In order to reveal the robustness of the different surrogate models, statistical graphics i.e., boxplots are used to show the deviations of the performance measures results. A smaller/shorter box implies a small standard deviation and the symbol (
+) denotes an abnormal value.
Figure 3,
Figure 4 and
Figure 5 show the boxplot of performance measures for
R2, RMSE and MAE, respectively. The comparative results show that the sizes of boxes of all surrogate models for different test problems are obviously variable. Moreover, the abnormal values from the used surrogate models mainly appear for all test problems due to the substantive experiments. Meanwhile, the standard deviation of individual surrogate models PRS, RBF and KRG is smaller than many ensemble models. Certainly, the standard deviation of all ensemble models is smaller than the worst stand-alone surrogate model. The relatively smaller boxes of ensemble models for most test problems demonstrate that it has a higher robustness, compared with the individual surrogate models and other ensemble models. In conclusion, it can be seen that: (1) The prediction performances of the five individual surrogate models and twenty-six ensemble models vary, apparently with different test problems; (2) The individual surrogate models PRS, RBF and KRG reveal the satisfactory prediction performances which are not worse than most of the ensemble models; (3) The twenty-six ensemble models perform better than the worst individual surrogate model, which demonstrates the necessity for adopting the ensemble techniques; (4) The ensemble of four surrogates ES21–ES25 and ensemble of five surrogates ES26, on the whole provide better accuracy and robustness under three performance measures for ten test problems in this work.

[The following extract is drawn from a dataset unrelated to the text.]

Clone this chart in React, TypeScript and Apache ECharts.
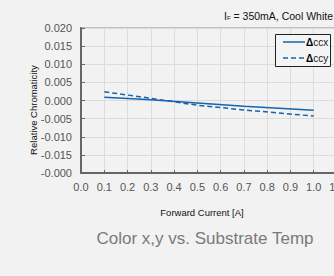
import React, { useEffect, useRef } from "react";
import * as echarts from "echarts";

const currents = [0.1, 0.3, 0.5, 0.7, 1.0];
const ccx = [0.0009, 0.0002, -0.0007, -0.0016, -0.0027];
const ccy = [0.0024, 0.0006, -0.0013, -0.0026, -0.0043];
const yTickLabels = ["-0.000", "-0.015", "-0.010", "-0.005", "0.000", "0.005", "0.010", "0.015", "0.020"];
const seriesNames = ["ccx", "ccy"];
const titleText = "I{sub|F} = 350mA, Cool White";
const xName = "Forward Current [A]";
const yName = "Relative Chromaticity";
const caption = "Color x,y vs. Substrate Temp";

export default function App() {
  const ref = useRef<HTMLDivElement>(null);
  useEffect(() => {
    document.body.style.margin = "0";
    document.body.style.background = "#f2f2f2";
    const chart = echarts.init(ref.current!, undefined, { renderer: "svg" });
    const blue = "#1763ad";
    const legendRow = (y: number, name: string, dashed: boolean) => [
      {
        type: "line",
        shape: { x1: 283, y1: y, x2: 305, y2: y },
        style: { stroke: blue, lineWidth: 1.5, lineDash: dashed ? [5, 3] : null },
      },
      {
        type: "text",
        x: 306,
        y: y,
        style: {
          text: "{d|Δ}" + name,
          fontSize: 10,
          fill: "#222",
          verticalAlign: "middle",
          fontFamily: "Liberation Sans",
          rich: { d: { fontSize: 10, fontWeight: "bold", fill: "#000" } },
        },
      },
    ];
    chart.setOption({
      animation: false,
      backgroundColor: "#f2f2f2",
      textStyle: { fontFamily: "Liberation Sans" },
      grid: {
        left: 81,
        top: 28,
        right: -3,
        bottom: 103,
        show: true,
        borderColor: "#b0b0b0",
        borderWidth: 1.5,
        backgroundColor: "transparent",
        containLabel: false,
        outerBoundsMode: "none",
      },
      xAxis: {
        type: "value",
        min: 0,
        max: 1.1,
        interval: 0.1,
        axisLine: { show: true, onZero: false, lineStyle: { color: "#666", width: 2 } },
        axisTick: { show: true, inside: true, length: 3, lineStyle: { color: "#666" } },
        splitLine: { show: true, lineStyle: { color: "#dcdcdc", width: 1 } },
        axisLabel: {
          color: "#555",
          fontSize: 11,
          margin: 8,
          formatter: (v: number) => v.toFixed(1),
        },
      },
      yAxis: {
        type: "value",
        min: -0.02,
        max: 0.02,
        interval: 0.005,
        axisLine: { show: true, lineStyle: { color: "#666", width: 2 } },
        axisTick: { show: true, inside: true, length: 4, lineStyle: { color: "#666" } },
        splitLine: { show: true, lineStyle: { color: "#dcdcdc", width: 1 } },
        axisLabel: {
          color: "#555",
          fontSize: 11,
          margin: 9,
          formatter: (v: number) => yTickLabels[Math.round((v + 0.02) / 0.005)] ?? "",
        },
      },
      series: [
        {
          name: seriesNames[0],
          type: "line",
          data: currents.map((c, i) => [c, ccx[i]]),
          symbol: "none",
          lineStyle: { color: blue, width: 1.5, type: "solid" },
          itemStyle: { color: blue },
        },
        {
          name: seriesNames[1],
          type: "line",
          data: currents.map((c, i) => [c, ccy[i]]),
          symbol: "none",
          lineStyle: { color: blue, width: 1.5, type: [5, 3] },
          itemStyle: { color: blue },
        },
      ],
      graphic: [
        {
          type: "rect",
          shape: { x: 275.5, y: 34.5, width: 55, height: 32 },
          style: { fill: "#f4f4f4", stroke: "#222", lineWidth: 1 },
          z: 10,
        },
        ...legendRow(42, seriesNames[0], false).map((e) => ({ ...e, z: 11 })),
        ...legendRow(58, seriesNames[1], true).map((e) => ({ ...e, z: 11 })),
        {
          type: "text",
          right: 1,
          top: 10,
          style: {
            text: titleText,
            fontSize: 10.5,
            fill: "#111",
            fontFamily: "Liberation Sans",
            rich: { sub: { fontSize: 6, verticalAlign: "bottom", padding: [3, 0, 0, 0] } },
          },
        },
        {
          type: "text",
          x: 33,
          y: 110,
          rotation: Math.PI / 2,
          style: {
            text: yName,
            fontSize: 9.5,
            fill: "#111",
            align: "center",
            verticalAlign: "middle",
            fontFamily: "Liberation Sans",
          },
        },
        {
          type: "text",
          x: 202,
          y: 212,
          style: {
            text: xName,
            fontSize: 9.5,
            fill: "#111",
            align: "center",
            verticalAlign: "middle",
            fontFamily: "Liberation Sans",
          },
        },
        {
          type: "text",
          x: 205,
          y: 238,
          style: {
            text: caption,
            fontSize: 17,
            fill: "#7a7a7a",
            align: "center",
            verticalAlign: "middle",
            fontFamily: "Liberation Sans",
          },
        },
      ],
    });
    return () => chart.dispose();
  }, []);
  return (
    <div
      ref={ref}
      style={{ position: "absolute", left: 0, top: 0, width: 334, height: 276, background: "#f2f2f2" }}
    />
  );
}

In general, we suggest that ensemble models can be used as an insurance, rather than for offering significant improvement. From the accuracy and robustness perspectives, the ensemble model ES11 (PRS-RBF-KRG) is suggested in this work.
6. Conclusions
In this work, five basic surrogate models PRS, RBF, KRG, GP and SHEP are selected to form twenty-six ensemble models, through using a previously presented weights selection method. The prediction performances of the total thirty-one surrogate models are tested using eight mathematical problems and two engineering examples. The performance measures R2, RMSE and MAE are calculated to reflect the prediction accuracy and robustness. The comparative studies answer two questions raised in this paper. We suggest that more accurate surrogates should be used to construct the ensemble models on the premise of sufficient computational resources. Moreover, the ensemble of three surrogates ES11 (PRS-RBF-KRG) is preferred in view of prediction accuracy and robustness. The objective of this work is to guide researchers in selecting the appropriate quantity and variety of surrogate modeling techniques for building ensemble models, rather than concentrating on developing novel ensemble modeling methods. However, there are still some limitations in this study. Firstly, the use of only five basic surrogate models is limited. Secondly, the selection of weight factors is not investigated and discussed. More individual surrogate models will be selected as the basic surrogate models for the comparative study in future work. Additionally, the investigation on the choice of weights in different ensembles will also be studied.